Рядом с этой новой могилой была старая могила с железным крестом "под березу", как бы сваренным из самоварных труб и раскрашенным под мрамор свитком, на котором масляной краской было написано черными печатными буквами нежное имя его матери.
Здесь же, покосившись в разные стороны, чернели совсем старые дубовые кресты над еле заметными холмиками бабушки и дедушки, которых Пчелкин не помнил. Мать он тоже почти не помнил, и в его представлении она была в шляпе с пером, с милым, но каким-то отвлеченно-строгим замерзшим лицом, и всегда казалось непостижимым, что после смерти она не уничтожалась, а до сих пор под землей в тесном гробу лежит тщательно одетая дама в корсете на китовом усе, с щеточкой на подоле длинного муарового платья, в атласных туфлях, сшитых на живую нитку, и с бумажной полоскою на ледяном лбу.

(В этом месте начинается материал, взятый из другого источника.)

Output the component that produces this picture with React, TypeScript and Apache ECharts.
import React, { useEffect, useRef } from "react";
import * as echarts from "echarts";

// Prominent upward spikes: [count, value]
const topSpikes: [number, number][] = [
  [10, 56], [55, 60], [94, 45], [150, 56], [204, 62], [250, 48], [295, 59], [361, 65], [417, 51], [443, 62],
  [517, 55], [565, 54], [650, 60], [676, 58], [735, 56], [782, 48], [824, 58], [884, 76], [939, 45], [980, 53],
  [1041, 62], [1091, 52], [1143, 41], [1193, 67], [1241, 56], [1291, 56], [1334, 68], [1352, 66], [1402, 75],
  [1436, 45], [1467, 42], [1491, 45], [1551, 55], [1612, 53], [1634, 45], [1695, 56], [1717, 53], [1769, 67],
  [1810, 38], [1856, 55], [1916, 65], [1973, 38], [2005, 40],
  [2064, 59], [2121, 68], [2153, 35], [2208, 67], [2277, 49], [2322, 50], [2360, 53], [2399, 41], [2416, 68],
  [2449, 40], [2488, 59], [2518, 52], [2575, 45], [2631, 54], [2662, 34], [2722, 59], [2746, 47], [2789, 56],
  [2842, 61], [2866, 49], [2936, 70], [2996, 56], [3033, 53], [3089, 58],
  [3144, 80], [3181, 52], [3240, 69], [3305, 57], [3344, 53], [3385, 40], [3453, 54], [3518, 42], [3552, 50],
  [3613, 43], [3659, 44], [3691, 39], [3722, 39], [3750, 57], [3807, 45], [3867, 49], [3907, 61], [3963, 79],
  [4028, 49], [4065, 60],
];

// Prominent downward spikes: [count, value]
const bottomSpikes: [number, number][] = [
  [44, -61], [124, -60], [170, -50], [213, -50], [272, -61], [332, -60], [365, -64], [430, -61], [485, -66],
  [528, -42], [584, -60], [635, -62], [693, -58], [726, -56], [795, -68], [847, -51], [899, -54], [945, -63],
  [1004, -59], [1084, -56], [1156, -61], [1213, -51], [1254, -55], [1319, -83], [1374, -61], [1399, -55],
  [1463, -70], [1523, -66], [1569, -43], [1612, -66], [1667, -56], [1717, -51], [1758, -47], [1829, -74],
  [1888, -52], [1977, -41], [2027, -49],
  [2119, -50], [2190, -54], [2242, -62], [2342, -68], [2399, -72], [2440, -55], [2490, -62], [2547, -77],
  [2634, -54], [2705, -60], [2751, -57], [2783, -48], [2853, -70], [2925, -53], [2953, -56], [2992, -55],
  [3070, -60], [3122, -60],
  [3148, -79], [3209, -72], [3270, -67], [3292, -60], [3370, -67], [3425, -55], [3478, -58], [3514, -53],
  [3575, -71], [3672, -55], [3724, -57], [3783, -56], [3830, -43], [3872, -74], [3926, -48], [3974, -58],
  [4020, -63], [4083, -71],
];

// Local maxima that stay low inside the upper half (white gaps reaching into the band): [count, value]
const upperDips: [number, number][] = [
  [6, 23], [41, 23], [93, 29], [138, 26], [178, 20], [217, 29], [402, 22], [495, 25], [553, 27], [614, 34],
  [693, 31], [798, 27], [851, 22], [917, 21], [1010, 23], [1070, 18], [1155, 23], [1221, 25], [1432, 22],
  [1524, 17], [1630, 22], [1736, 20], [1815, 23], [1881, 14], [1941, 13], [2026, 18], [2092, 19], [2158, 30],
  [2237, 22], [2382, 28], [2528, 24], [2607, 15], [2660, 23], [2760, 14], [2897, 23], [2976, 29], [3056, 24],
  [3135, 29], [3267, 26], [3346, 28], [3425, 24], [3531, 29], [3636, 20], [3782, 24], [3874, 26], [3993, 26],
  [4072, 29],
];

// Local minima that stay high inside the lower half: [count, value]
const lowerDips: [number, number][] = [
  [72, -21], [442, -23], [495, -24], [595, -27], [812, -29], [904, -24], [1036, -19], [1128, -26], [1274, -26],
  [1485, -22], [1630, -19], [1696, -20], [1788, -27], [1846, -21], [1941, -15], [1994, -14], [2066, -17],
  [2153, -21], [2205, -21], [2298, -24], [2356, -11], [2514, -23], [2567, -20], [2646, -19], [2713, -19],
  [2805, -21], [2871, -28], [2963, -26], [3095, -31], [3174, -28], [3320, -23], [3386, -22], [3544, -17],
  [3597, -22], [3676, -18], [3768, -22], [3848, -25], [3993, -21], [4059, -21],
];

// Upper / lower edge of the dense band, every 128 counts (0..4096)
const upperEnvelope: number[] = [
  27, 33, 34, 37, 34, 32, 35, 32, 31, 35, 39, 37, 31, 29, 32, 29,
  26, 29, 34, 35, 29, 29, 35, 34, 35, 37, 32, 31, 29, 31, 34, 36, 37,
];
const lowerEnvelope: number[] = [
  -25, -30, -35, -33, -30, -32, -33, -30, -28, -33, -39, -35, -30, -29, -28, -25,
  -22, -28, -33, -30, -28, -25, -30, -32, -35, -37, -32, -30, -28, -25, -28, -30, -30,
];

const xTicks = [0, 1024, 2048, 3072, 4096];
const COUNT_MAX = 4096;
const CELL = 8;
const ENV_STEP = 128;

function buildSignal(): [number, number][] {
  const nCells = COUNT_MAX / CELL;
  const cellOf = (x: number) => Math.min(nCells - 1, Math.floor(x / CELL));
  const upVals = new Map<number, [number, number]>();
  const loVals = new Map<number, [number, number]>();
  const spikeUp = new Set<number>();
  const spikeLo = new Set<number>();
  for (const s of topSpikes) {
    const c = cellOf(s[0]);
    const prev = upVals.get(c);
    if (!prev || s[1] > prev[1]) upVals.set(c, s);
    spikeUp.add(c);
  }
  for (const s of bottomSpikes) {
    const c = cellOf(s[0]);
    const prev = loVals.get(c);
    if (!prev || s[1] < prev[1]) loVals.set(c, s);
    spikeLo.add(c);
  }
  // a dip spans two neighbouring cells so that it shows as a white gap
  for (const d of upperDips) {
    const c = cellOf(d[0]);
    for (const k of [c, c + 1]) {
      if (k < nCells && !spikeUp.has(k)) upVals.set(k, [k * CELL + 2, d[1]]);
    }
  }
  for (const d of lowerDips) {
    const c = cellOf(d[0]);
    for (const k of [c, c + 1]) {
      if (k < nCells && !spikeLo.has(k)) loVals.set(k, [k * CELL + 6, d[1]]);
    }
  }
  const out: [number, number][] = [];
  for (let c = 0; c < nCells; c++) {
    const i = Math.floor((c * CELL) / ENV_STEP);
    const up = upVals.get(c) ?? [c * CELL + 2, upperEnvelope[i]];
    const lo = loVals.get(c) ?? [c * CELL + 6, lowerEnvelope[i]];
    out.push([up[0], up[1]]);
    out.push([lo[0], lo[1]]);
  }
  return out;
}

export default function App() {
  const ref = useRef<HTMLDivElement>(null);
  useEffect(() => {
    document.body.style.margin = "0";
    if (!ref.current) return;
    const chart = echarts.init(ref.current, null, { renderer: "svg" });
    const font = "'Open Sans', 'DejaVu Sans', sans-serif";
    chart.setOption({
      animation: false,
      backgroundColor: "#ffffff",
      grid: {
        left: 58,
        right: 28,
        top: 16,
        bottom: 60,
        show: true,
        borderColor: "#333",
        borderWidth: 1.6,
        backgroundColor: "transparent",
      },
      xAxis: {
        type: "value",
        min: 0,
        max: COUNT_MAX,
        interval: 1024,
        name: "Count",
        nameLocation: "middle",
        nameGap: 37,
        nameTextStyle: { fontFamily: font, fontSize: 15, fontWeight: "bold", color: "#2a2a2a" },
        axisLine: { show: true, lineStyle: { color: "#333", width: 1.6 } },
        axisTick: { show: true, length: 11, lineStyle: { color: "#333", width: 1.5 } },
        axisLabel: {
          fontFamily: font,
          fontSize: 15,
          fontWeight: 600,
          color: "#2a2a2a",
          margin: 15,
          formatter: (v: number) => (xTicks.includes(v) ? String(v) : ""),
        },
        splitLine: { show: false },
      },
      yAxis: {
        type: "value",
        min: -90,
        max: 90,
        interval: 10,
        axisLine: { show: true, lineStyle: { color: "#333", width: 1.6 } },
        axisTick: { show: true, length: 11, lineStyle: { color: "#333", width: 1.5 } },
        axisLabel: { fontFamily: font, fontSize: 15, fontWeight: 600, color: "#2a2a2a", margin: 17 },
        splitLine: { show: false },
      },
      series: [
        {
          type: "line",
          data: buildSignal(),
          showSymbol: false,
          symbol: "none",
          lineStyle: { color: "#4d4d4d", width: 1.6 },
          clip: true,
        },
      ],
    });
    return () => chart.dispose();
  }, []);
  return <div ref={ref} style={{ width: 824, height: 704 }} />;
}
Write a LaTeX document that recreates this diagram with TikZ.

Он стоял один среди длинных игл новорожденной кладбищенской травы, растущей из-под земли, усыпанной седыми угольками панихиды, испытывая такую мучительную жалость и любовь, а главное, такую неискупимую вину перед отцом, которого, сам того не сознавая, убивал всей своей жизнью: корью, дифтеритом, скарлатиной, когда заплывал далеко в море, войной, где каждая пуля и каждый осколок, благополучно пролетавшие мимо сына, тысячу раз убивали отца неминуемо, ежечасно, ежесекундно, где ядовитый немецкий удушливый газ фосген травил его по ночам и одно лишь представление о хлорциане медленно разрушало его легкие, доводя до кровавого кашля... в то время как он - его сын ничего этого не понимал и жил как живется, редко думая о смерти, и десятки раз умирал, не жалея жизни, и в то же время упивался этой жизнью, неповторимым величием эпохи, в которую имел счастье родиться, - эпохи войн и Революций.
Потупив голову, он как бы видел сквозь слои желтой и черной земли четкий рисунок отцовского гроба с кистями по углам и неудобной, выкрашенной охрой крышкой с жестяными накладными "ветками Палестины" над белым запавшим лицом с почерневшими веками.
Он был один во всем этом мире, продолжая испытывать странное чувство освобождения, от которого мучительно больно захватывало дух, которое не только не давало желанной свободы, но, наоборот, приковывало к земле страшной силой такого горя, самую возможность которого он даже не мог себе раньше представить. Но все же это была свобода, и для того чтобы она стала полным освобождением - совершенной идеальной свободой, - надо было освободиться от всего матерьяльного, что связывало его с отцом. От всего, кроме любви к нему. Любовь была неистребима.